Pour effectuer leurs opérations, les pasdarans ont mis en place une logistique complexe, basée principalement sur le transport aérien. En plus d’équipements militaires conventionnels destinés aux milices, l’Iran exploite ce vecteur pour déployer des équipements militaires de pointe en Syrie. Selon plusieurs sources occidentales et israéliennes, Téhéran aurait même profité de la catastrophe provoquée par le séisme du 6 février pour augmenter le flux d’armes, sous couvert d’aide humanitaire.

Les drones sont un exemple de matériel fourni par l’Iran à ses milices mandataires (MEHR Agency)

Une part non négligeable de ces systèmes militaires est constituée de batteries de défense anti-aériennes.
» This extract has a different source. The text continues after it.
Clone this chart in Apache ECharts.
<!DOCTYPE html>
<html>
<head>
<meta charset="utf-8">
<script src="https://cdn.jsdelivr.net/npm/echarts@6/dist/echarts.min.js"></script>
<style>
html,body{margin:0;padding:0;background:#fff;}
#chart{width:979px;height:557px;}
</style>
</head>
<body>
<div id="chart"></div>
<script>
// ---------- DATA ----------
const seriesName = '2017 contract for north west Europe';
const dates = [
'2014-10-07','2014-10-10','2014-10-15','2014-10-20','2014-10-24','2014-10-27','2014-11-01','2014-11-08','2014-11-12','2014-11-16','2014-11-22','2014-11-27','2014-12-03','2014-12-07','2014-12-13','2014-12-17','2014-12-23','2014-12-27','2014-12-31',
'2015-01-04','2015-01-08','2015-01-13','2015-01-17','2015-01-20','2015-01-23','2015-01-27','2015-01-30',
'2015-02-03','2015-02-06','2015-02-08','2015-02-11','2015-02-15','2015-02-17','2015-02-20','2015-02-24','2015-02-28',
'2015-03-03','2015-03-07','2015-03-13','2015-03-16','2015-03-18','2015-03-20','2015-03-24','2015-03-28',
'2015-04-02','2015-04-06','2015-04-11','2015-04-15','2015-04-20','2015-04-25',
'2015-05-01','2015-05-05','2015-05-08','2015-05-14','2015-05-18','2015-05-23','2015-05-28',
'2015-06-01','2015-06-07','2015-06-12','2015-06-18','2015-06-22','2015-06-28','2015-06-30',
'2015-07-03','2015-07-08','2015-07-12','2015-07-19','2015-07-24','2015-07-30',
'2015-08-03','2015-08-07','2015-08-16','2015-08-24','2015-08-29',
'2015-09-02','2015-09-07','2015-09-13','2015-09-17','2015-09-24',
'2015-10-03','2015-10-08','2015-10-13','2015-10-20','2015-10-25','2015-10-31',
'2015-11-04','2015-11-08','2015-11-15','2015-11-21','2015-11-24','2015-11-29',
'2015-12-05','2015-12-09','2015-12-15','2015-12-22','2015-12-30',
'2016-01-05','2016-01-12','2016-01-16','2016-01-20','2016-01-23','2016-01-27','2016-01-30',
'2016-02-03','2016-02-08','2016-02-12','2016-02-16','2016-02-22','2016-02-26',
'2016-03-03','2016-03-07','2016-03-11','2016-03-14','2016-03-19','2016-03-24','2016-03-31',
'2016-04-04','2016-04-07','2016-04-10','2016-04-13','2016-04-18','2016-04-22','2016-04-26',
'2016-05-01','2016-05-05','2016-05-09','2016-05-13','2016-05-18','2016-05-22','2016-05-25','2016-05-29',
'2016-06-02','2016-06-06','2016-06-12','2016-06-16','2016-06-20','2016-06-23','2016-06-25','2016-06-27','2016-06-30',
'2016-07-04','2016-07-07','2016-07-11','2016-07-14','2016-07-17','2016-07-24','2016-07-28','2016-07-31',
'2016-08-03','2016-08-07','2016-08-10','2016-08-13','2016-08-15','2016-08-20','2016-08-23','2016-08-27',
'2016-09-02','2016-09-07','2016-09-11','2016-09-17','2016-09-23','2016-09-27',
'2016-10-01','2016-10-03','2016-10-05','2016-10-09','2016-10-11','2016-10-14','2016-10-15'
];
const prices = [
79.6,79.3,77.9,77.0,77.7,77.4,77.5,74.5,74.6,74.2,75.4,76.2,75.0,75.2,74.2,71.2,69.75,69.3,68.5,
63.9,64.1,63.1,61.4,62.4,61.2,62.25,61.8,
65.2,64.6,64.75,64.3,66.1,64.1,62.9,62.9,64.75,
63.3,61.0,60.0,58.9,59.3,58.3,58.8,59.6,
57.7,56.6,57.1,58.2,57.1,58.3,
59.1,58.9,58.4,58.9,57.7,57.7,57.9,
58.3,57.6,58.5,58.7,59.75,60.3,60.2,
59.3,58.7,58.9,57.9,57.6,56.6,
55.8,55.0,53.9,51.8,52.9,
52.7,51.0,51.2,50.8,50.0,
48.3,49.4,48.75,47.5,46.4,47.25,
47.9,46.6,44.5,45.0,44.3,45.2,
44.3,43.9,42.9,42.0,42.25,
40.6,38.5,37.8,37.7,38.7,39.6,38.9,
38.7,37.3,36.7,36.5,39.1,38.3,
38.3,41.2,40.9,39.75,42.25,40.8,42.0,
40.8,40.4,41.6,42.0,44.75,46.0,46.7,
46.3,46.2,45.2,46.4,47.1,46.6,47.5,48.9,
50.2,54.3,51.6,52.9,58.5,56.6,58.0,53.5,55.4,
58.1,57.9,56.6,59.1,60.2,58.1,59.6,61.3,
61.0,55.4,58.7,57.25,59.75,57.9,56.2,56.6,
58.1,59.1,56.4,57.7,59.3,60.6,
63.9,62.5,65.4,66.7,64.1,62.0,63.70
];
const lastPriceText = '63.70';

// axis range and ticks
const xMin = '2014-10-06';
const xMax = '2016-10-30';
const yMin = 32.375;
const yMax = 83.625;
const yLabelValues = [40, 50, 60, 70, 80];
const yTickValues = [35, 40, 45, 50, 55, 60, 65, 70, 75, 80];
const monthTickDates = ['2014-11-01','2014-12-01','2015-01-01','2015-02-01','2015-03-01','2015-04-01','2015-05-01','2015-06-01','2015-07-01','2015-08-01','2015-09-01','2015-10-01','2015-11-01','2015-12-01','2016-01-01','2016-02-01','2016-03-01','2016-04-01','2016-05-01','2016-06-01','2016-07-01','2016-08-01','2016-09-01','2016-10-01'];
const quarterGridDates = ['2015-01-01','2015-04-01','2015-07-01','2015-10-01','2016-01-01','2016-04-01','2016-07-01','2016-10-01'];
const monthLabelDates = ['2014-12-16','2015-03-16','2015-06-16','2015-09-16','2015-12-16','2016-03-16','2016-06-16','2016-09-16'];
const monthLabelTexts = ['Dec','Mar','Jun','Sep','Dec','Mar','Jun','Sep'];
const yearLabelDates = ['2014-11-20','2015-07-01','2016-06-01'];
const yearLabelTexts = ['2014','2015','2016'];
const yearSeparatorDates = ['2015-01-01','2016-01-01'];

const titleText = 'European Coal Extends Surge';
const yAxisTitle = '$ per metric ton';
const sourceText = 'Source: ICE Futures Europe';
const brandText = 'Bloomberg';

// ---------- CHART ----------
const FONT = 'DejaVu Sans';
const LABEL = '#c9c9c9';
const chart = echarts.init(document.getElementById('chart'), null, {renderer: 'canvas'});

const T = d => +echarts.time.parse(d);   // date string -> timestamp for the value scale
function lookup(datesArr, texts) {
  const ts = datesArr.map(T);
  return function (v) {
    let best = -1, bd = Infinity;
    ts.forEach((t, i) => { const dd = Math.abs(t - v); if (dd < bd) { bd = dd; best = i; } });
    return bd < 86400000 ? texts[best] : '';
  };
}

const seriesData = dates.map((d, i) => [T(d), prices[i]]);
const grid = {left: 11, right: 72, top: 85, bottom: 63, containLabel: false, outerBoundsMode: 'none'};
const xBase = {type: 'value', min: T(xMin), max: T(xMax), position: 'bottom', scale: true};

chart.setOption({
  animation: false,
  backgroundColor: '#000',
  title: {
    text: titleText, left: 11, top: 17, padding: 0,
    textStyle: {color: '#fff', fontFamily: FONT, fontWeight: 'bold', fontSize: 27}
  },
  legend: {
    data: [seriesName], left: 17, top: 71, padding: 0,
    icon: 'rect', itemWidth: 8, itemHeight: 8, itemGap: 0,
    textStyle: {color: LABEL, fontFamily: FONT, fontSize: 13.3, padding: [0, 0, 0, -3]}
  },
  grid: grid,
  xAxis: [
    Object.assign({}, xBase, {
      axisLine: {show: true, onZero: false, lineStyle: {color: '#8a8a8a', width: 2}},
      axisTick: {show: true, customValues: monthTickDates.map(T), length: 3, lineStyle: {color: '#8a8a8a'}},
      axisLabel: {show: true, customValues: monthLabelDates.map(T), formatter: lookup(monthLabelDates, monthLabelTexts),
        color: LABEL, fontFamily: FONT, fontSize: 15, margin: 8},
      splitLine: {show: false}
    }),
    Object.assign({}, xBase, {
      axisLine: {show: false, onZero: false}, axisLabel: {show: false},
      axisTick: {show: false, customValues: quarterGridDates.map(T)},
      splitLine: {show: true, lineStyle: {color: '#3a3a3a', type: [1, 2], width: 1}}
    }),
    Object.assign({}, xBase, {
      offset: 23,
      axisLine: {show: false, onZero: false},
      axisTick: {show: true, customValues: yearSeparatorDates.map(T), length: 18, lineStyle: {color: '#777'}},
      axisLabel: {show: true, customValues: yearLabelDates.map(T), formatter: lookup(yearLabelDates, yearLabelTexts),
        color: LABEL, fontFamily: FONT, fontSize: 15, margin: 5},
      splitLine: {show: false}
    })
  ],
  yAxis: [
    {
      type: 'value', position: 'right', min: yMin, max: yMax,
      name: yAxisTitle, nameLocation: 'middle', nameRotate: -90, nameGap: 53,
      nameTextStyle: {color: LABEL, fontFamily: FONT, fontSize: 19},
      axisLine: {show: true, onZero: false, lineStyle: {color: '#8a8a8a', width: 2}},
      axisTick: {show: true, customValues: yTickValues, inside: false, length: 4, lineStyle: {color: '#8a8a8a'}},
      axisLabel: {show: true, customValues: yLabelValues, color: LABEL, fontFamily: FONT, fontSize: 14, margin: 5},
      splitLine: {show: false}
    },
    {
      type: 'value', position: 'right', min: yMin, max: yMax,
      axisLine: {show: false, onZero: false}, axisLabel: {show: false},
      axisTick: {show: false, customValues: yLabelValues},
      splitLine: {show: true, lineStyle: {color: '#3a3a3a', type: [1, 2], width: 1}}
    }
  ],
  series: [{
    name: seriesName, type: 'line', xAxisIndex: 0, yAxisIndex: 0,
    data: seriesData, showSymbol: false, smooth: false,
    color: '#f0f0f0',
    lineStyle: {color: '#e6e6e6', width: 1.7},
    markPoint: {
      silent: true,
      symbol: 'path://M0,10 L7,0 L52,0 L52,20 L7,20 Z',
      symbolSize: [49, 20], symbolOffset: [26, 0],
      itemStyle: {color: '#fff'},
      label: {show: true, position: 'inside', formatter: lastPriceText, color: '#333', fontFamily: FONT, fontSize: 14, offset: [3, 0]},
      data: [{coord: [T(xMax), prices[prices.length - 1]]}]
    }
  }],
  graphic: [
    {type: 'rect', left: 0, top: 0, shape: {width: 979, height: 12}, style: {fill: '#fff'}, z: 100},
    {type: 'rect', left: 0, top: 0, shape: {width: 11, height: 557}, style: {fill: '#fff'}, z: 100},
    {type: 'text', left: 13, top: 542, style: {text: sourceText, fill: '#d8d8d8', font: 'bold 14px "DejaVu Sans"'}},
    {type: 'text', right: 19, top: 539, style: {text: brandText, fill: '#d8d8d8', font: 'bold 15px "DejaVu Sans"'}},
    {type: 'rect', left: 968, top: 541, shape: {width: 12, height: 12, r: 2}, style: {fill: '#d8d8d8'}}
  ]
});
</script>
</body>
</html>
Téhéran souhaiterait ainsi créer un réseau intégré de défense aérienne autour d’un corridor de ravitaillement terrestre provenant d’Irak, traversant la région de Deir ez-Zor jusqu’à l’ouest.
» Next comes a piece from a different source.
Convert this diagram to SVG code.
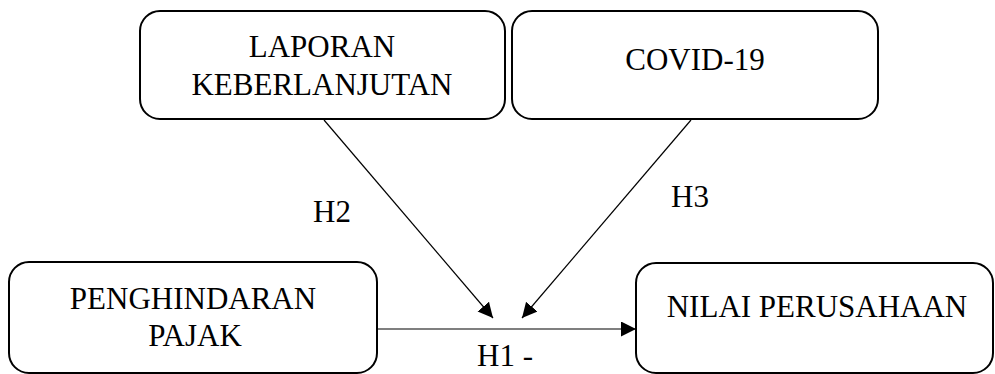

Sécuriser cet axe lui permettrait de renforcer sa présence en Syrie beaucoup plus aisément, en empruntant la voie terrestre, moins vulnérable que le ravitaillement aérien en cas de conflit. Cette opération vise surtout à concrétiser la continuité du fameux " arc chiite " en lui donnant un accès à la Méditerranée.

Les accords conclus à l’issue de la visite du président iranien ont confirmé la volonté de Téhéran de créer une ligne de chemin de fer. Cet ambitieux projet doit traverser l’Irak jusqu’à la Méditerranée; sa réalisation permettrait ainsi à la République Islamique de consolider son influence, non seulement en des termes économiques, mais aussi sociaux.

Placer ses pions dans les secteurs stratégiques

Il apparait ainsi que les objectifs iraniens dépassent largement le domaine sécuritaire. Les investissements de l’Iran en Syrie s’élevaient à six milliards de dollars par an, d’après une étude publiée par le Washington Institute en 2021. Dans les faits, ce chiffre pourrait être encore plus élevé.

L’influence iranienne s’étend dans plusieurs secteurs de l’économie locale. Si le régime de Téhéran approvisionne Damas en hydrocarbures, il bénéficie en retour de juteux contrats dans les secteurs des télécommunications et de l’industrie minière.

L’Iran a fourni une assistance humanitaire à son allié syrien après le séisme meurtrier qui a touché le nord du pays.

L’accord de coopération signé entre les deux pays doit entériner cette emprise en approfondissant ces domaines. Il doit aussi faciliter les transactions financières bilatérales. Cela permettra à Téhéran d’investir et de récolter les fruits de ses placements plus facilement.

" Chiitiser " le sud de la Syrie

Parallèlement, l’influence iranienne se déploie dans la société syrienne. L’entraînement des milices pro-régime a permis à l’Iran de placer un relais d’influence au sein du régime syrien.

Localement, Téhéran poursuit une politique de " chiitisation " dans les zones où la présence du CGRI est la plus forte. Cela se traduit d’abord par une occupation de l’espace en termes religieux: le CGRI gère des centres hybrides de recrutement et de conversion dans les zones où il opère, tout en déployant des organisations prosélytes, à l’image des scouts du Mahdi. L’occupation de l’espace médiatique vient compléter cette action, avec la diffusion locale de chaînes pro-iraniennes.

Par le biais de ces structures, l’Iran vise la minorité alaouite et les populations sunnites n’ayant pas encore choisi l’exil. Car la politique de la République islamique implique aussi un volet démographique: entre campagnes de rachats de terrains et expropriations, l’Iran cherche à uniformiser le paysage confessionnel en sa faveur, comme l’a relevé en 2022 le quotidien arabophone Asharq al-Awsat, proche des milieux saoudiens. Téhéran redistribue ainsi les propriétés récupérées aux miliciens chiites loyaux.

La visite d’Ebrahim Raïssi devrait donc renforcer cette tendance. Le dégel des relations avec les pays arabes pourrait même l’accentuer, via le potentiel flux de capitaux destinés à la reconstruction. Téhéran pourrait ainsi bénéficier indirectement de ces investissements via ses contrats passés avec Damas.